In my view, if all we do forms part of a return to the Mother/Father One, then experiencing a divine state is the same as leaving the train behind, as scenic as it was, and taking a plane.
Footnotes
(1) Deceased Judge David P. Hatch: “There are many people here in costumes of the ancient days. I do not infer from this fact that they have been here all those ages. I think they wear such clothes because they like them. …
“One day, when I had been here only a short time, I saw a woman dressed in a Greek costume, and asked her where she got her clothes. She replied that she had made them. I asked her how, and she said:
“‘Why, first I made a pattern in my mind, and then the thing became a garment.’
“‘Did you take every stitch?’
“‘Not as I should have done on earth.’
“I looked closer and saw that the whole garment seemed to be in one piece, and that it was caught on the shoulders by jewelled pins. …
“I began to experiment to see if I also could make things. It was then that I conceived the idea of wearing a Roman toga, but for the life of me I could not remember what a Roman toga looked like.

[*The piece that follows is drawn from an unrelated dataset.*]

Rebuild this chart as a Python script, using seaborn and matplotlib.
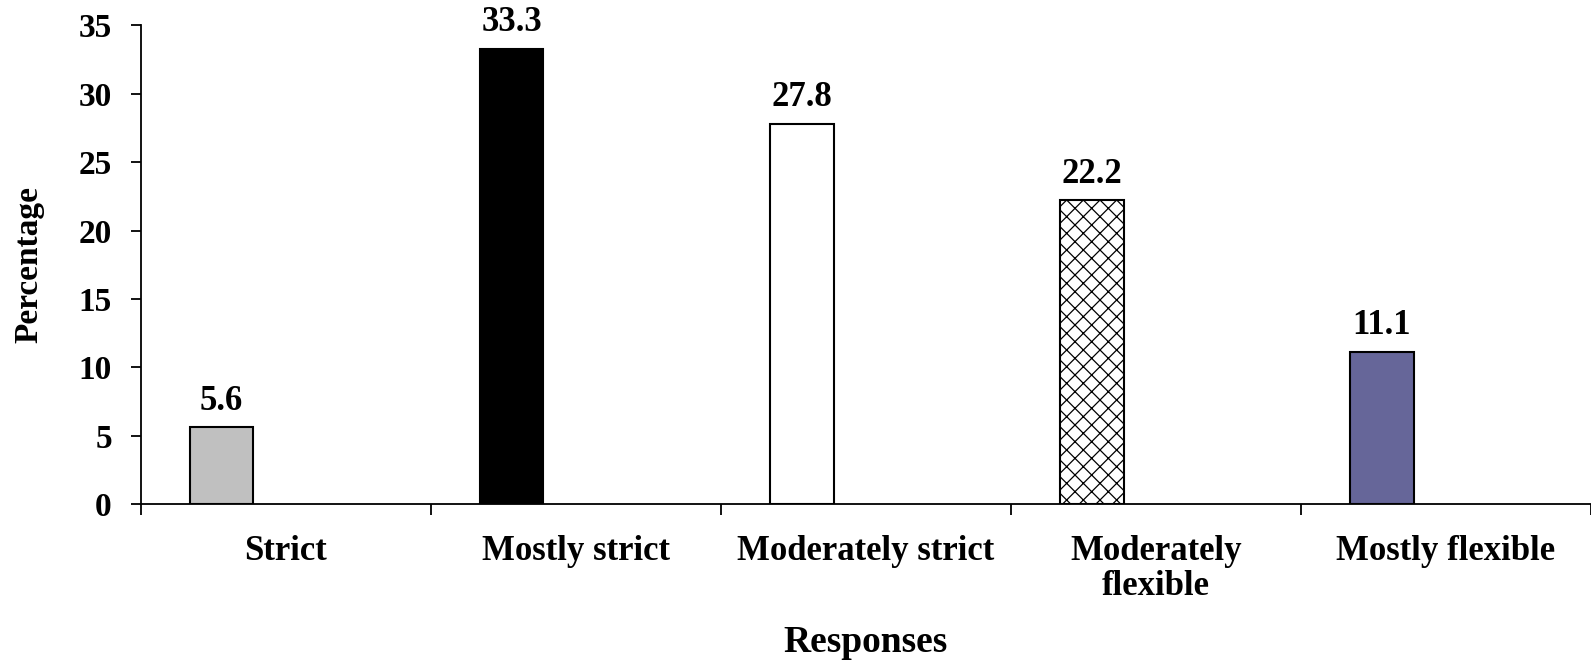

“When next I met the Teacher I told him of my wish to wear a toga of my own making, and he carefully showed me how to create garments such as I desired: To fix the pattern and shape clearly in my mind, to visualise it, and then by power to desire to draw the subtle matter of the thought-world round the pattern, so as actually to form the garment.” (Judge David P. Hatch, LLDM, Letter XV.)
(2) Monsignor Robert Hugh Benson through Anthony Borgia, medium, Here and Hereafter. San Francisco: H.G. White, 1968, 71. (Dictated in 1957.)
(3) In Andrew Cohen, The Promise of Perfection. Lenox: Moksha Press, 1998.